Other agencies, including the National Credit Union Administration and the Securities and Exchange Commission, have indicated similar rulemakings are on their agendas.

The Dodd-Frank Act of 2010 required six federal agencies—the five identified above and Federal Reserve Board—must “jointly prescribe regulations or guidelines with respect to incentive-based compensation practices at certain financial institutions that have $1 billion or more in assets,” the FDIC, OCC, and FHFA said in a joint press release.

The proposed rule would prohibit compensation arrangements for large bank executives that “do not include risk adjustment of awards, deferral of payments, and forfeiture and clawback provisions,” the release said. “The prohibitions also emphasize the important role of sound governance and risk management control mechanisms. These prohibitions would help safeguard covered institutions from the types and features of incentive-based compensation arrangements that encourage inappropriate risks.”

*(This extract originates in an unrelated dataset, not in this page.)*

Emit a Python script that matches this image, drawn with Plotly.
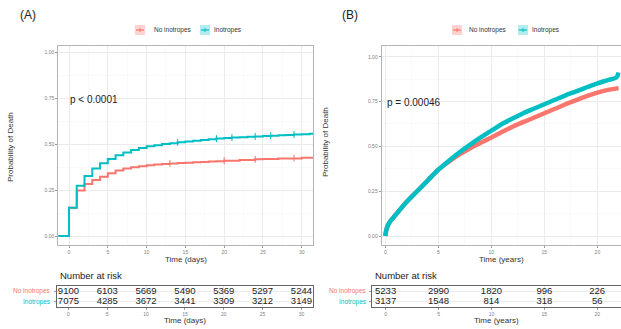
import plotly.graph_objects as go

W, H = 621, 329
RED = "#F8766D"
TEAL = "#00BFC4"

# ---------------- Data ----------------
# Panel A: cumulative probability of death, days
a_time_no = [-1.4, 0, 1, 2, 3, 4, 5, 6, 7, 8, 9, 10, 11, 12, 13, 14, 15, 16, 17, 18, 19, 20, 22, 24, 25, 27, 30, 31.45]
a_prob_no = [0, 0.154, 0.247, 0.283, 0.305, 0.323, 0.341, 0.356, 0.367, 0.374, 0.380, 0.385, 0.389, 0.392, 0.395,
             0.397, 0.399, 0.401, 0.403, 0.405, 0.407, 0.410, 0.413, 0.417, 0.419, 0.422, 0.426, 0.427]
a_time_ino = [-1.4, 0, 1, 2, 3, 4, 5, 6, 7, 8, 9, 10, 11, 12, 13, 14, 15, 16, 17, 18, 19, 20, 21, 22, 23, 24,
              25, 26, 27, 28, 29, 30, 31, 31.45]
a_prob_ino = [0, 0.154, 0.274, 0.327, 0.368, 0.396, 0.419, 0.440, 0.455, 0.468, 0.479, 0.488, 0.494, 0.500, 0.505,
              0.510, 0.514, 0.519, 0.523, 0.527, 0.530, 0.533, 0.536, 0.538, 0.540, 0.542, 0.544, 0.546, 0.548,
              0.550, 0.552, 0.554, 0.556, 0.556]
a_cens_no_t = [13, 20, 24, 29]
a_cens_no_p = [0.395, 0.410, 0.417, 0.424]
a_cens_ino_t = [14, 19, 21, 24, 26, 29]
a_cens_ino_p = [0.510, 0.530, 0.536, 0.542, 0.546, 0.552]

# Panel B: cumulative probability of death, years
b_time_no = [0, 0.05, 0.1, 0.25, 0.5, 1, 2, 3, 4, 5, 6, 7, 8, 9, 10, 11, 12, 13, 14, 15, 16, 17, 18, 19, 20, 21, 22]
b_prob_no = [0, 0.02, 0.035, 0.06, 0.085, 0.12, 0.19, 0.25, 0.31, 0.37, 0.415, 0.455, 0.49, 0.52, 0.55, 0.58,
             0.61, 0.635, 0.66, 0.685, 0.71, 0.735, 0.758, 0.78, 0.80, 0.815, 0.825]
b_time_ino = [0, 0.05, 0.1, 0.25, 0.5, 1, 2, 3, 4, 5, 6, 7, 8, 9, 10, 11, 12, 13, 14, 15, 16, 17, 18, 19, 20, 21,
              21.8, 22]
b_prob_ino = [0, 0.02, 0.035, 0.06, 0.085, 0.12, 0.19, 0.25, 0.31, 0.37, 0.42, 0.467, 0.51, 0.55, 0.588, 0.625,
              0.655, 0.685, 0.71, 0.735, 0.76, 0.785, 0.807, 0.83, 0.852, 0.87, 0.885, 0.912]

# Risk tables
a_risk_times = [0, 5, 10, 15, 20, 25, 30]
a_risk_no = [9100, 6103, 5669, 5490, 5369, 5297, 5244]
a_risk_ino = [7075, 4285, 3672, 3441, 3309, 3212, 3149]
b_risk_times = [0, 5, 10, 15, 20]
b_risk_no = [5233, 2990, 1820, 996, 226]
b_risk_ino = [3137, 1548, 814, 318, 56]

group_labels = ["No inotropes", "Inotropes"]
y_ticks = [0, 0.25, 0.5, 0.75, 1.0]
y_tick_text = ["0.00", "0.25", "0.50", "0.75", "1.00"]
a_x_ticks = [0, 5, 10, 15, 20, 25, 30]
b_x_ticks = [0, 5, 10, 15, 20]


def px(x):
    return x / W


def py(y):
    return 1 - y / H


fig = go.Figure()

# Panel A curves
fig.add_trace(go.Scatter(x=a_time_no, y=a_prob_no, mode="lines", line=dict(color=RED, width=2, shape="hv"),
                         xaxis="x", yaxis="y", showlegend=False))
fig.add_trace(go.Scatter(x=a_time_ino, y=a_prob_ino, mode="lines", line=dict(color=TEAL, width=2, shape="hv"),
                         xaxis="x", yaxis="y", showlegend=False))
fig.add_trace(go.Scatter(x=a_cens_no_t, y=a_cens_no_p, mode="markers",
                         marker=dict(symbol="line-ns", size=5, line=dict(color=RED, width=1)),
                         xaxis="x", yaxis="y", showlegend=False))
fig.add_trace(go.Scatter(x=a_cens_ino_t, y=a_cens_ino_p, mode="markers",
                         marker=dict(symbol="line-ns", size=5, line=dict(color=TEAL, width=1)),
                         xaxis="x", yaxis="y", showlegend=False))

# Panel B curves
fig.add_trace(go.Scatter(x=b_time_no, y=b_prob_no, mode="lines", line=dict(color=RED, width=4.5, shape="spline"),
                         xaxis="x2", yaxis="y2", showlegend=False))
fig.add_trace(go.Scatter(x=b_time_ino, y=b_prob_ino, mode="lines", line=dict(color=TEAL, width=4.5, shape="spline"),
                         xaxis="x2", yaxis="y2", showlegend=False))

# Risk tables
fig.add_trace(go.Scatter(x=a_risk_times, y=[2] * len(a_risk_times), mode="text",
                         text=[str(v) for v in a_risk_no], textfont=dict(size=9.5, color="#222"),
                         xaxis="x3", yaxis="y3", showlegend=False))
fig.add_trace(go.Scatter(x=a_risk_times, y=[1] * len(a_risk_times), mode="text",
                         text=[str(v) for v in a_risk_ino], textfont=dict(size=9.5, color="#222"),
                         xaxis="x3", yaxis="y3", showlegend=False))
fig.add_trace(go.Scatter(x=b_risk_times, y=[2] * len(b_risk_times), mode="text",
                         text=[str(v) for v in b_risk_no], textfont=dict(size=9.5, color="#222"),
                         xaxis="x4", yaxis="y4", showlegend=False))
fig.add_trace(go.Scatter(x=b_risk_times, y=[1] * len(b_risk_times), mode="text",
                         text=[str(v) for v in b_risk_ino], textfont=dict(size=9.5, color="#222"),
                         xaxis="x4", yaxis="y4", showlegend=False))

tickfont = dict(size=5, color="#808080")
GRID = "#ebebeb"
MINOR = dict(showgrid=True, gridcolor="#f5f5f5", gridwidth=0.5)
BORDER = "#b5b5b5"

common_main_x = dict(showline=True, mirror=True, linecolor=BORDER, linewidth=1, showgrid=True, gridcolor=GRID,
                     ticks="outside", ticklen=2, tickcolor="#999", tickfont=tickfont, zeroline=False)
common_main_y = dict(common_main_x)

main_ydom = [py(245), py(46)]

fig.update_layout(
    width=W, height=H, margin=dict(l=0, r=0, t=0, b=0),
    paper_bgcolor="white", plot_bgcolor="white", hovermode=False,
    font=dict(family="Liberation Sans, Arial, sans-serif", color="#333"),
    xaxis=dict(common_main_x, domain=[px(58.3), px(313)], range=[-1.38, 31.45], tickvals=a_x_ticks,
               minor=dict(MINOR, dtick=2.5), anchor="y"),
    yaxis=dict(common_main_y, domain=main_ydom, range=[-0.049, 1.034], tickvals=y_ticks, ticktext=y_tick_text,
               minor=dict(MINOR, tickvals=[0.125, 0.375, 0.625, 0.875]), anchor="x"),
    xaxis2=dict(common_main_x, domain=[px(381.7), px(620.5)], range=[-0.34, 22.18], tickvals=b_x_ticks,
                minor=dict(MINOR, dtick=2.5), anchor="y2"),
    yaxis2=dict(common_main_y, domain=main_ydom, range=[-0.05, 1.06], tickvals=y_ticks, ticktext=y_tick_text,
                minor=dict(MINOR, tickvals=[0.125, 0.375, 0.625, 0.875]), anchor="x2"),
    xaxis3=dict(common_main_x, domain=[px(56.7), px(313)], range=[-1.51, 31.49], tickvals=a_x_ticks,
                anchor="y3", linecolor="#666"),
    yaxis3=dict(domain=[py(307), py(286)], range=[0.5, 2.5], showline=True, mirror=True, linecolor="#666",
                showgrid=True, gridcolor=GRID, tickvals=[1, 2], showticklabels=False, ticks="outside",
                ticklen=2, tickcolor="#999", zeroline=False, anchor="x3"),
    xaxis4=dict(common_main_x, domain=[px(372.3), px(620.5)], range=[-1.26, 22.2], tickvals=b_x_ticks,
                anchor="y4", linecolor="#666"),
    yaxis4=dict(domain=[py(307), py(286)], range=[0.5, 2.5], showline=True, mirror=True, linecolor="#666",
                showgrid=True, gridcolor=GRID, tickvals=[1, 2], showticklabels=False, ticks="outside",
                ticklen=2, tickcolor="#999", zeroline=False, anchor="x4"),
)

ann = []
shapes = []


def text(x, y, s, size, color="#333", xanchor="center", angle=0):
    ann.append(dict(x=px(x), y=py(y), xref="paper", yref="paper", text=s, showarrow=False,
                    font=dict(size=size, color=color), xanchor=xanchor, yanchor="middle", textangle=angle))


# Panel letters
text(18, 15, "(A)", 12, "#222", "left")
text(340, 15, "(B)", 12, "#222", "left")

# p-values
text(68, 100, "p < 0.0001", 10, "#222", "left")
text(385, 102, "p = 0.00046", 10, "#222", "left")

# Axis titles
text(10, 147, "Probability of Death", 8, "#333", angle=-90)
text(325, 142, "Probability of Death", 8, "#333", angle=-90)
text(185.5, 259.5, "Time (days)", 8, "#333")
text(501, 259.5, "Time (years)", 8, "#333")
text(185, 320, "Time (days)", 8, "#333")
text(496, 320, "Time (years)", 8, "#333")

# Number at risk titles
text(57.5, 275.5, "Number at risk", 9.5, "#222", "left")
text(373, 275.5, "Number at risk", 9.5, "#222", "left")

# Row labels
for xr, yref in ((53.5, "y3"), (369, "y4")):
    ann.append(dict(x=px(xr), y=2, xref="paper", yref=yref,
                    text=group_labels[0], showarrow=False, font=dict(size=6.5, color=RED), xanchor="right"))
    ann.append(dict(x=px(xr), y=1, xref="paper", yref=yref,
                    text=group_labels[1], showarrow=False, font=dict(size=6.5, color=TEAL), xanchor="right"))


# Legends
def legend_key(x0, yc, color, fill):
    shapes.append(dict(type="rect", xref="paper", yref="paper", x0=px(x0), x1=px(x0 + 10),
                       y0=py(yc + 5), y1=py(yc - 5), fillcolor=fill, line=dict(width=0)))
    shapes.append(dict(type="line", xref="paper", yref="paper", x0=px(x0 + 1), x1=px(x0 + 9),
                       y0=py(yc), y1=py(yc), line=dict(color=color, width=1.2)))
    shapes.append(dict(type="line", xref="paper", yref="paper", x0=px(x0 + 5), x1=px(x0 + 5),
                       y0=py(yc - 2), y1=py(yc + 2), line=dict(color=color, width=1)))


legend_key(135, 30, RED, "#fcd3d0")
text(151.5, 30, group_labels[0], 6.5, "#333", "left")
legend_key(200, 30, TEAL, "#b3ecee")
text(212, 30, group_labels[1], 6.5, "#333", "left")

legend_key(452, 30, RED, "#fcd3d0")
text(467, 30, group_labels[0], 6.5, "#333", "left")
legend_key(518, 30, TEAL, "#b3ecee")
text(529.5, 30, group_labels[1], 6.5, "#333", "left")

fig.update_layout(annotations=ann, shapes=shapes)
fig.write_html("out.html", config={"displayModeBar": False, "staticPlot": True},
               post_script="document.body.style.margin='0px';document.body.style.overflow='hidden';")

Included in the proposal are recordkeeping and disclosure requirements that would assist federal regulators in monitoring and identifying areas of potential concern.

Executive compensation arrangements for bank executives that did not also incentivize risk management controls were listed as one cause out of many by banking regulators regarding the failure of Silicon Valley Bank (SVB) in 2023.

SVB was the first of three mid-sized banks to fail last year, followed by Signature Bank and First Republic Bank.

The NPR’s $1 billion asset threshold would have it apply to all but the smallest of community banks.

Once the NPR is adopted by all six agencies, it will be published in the Federal Register for comment for 60 days. Each agency will publish the proposal on its website and accept comments.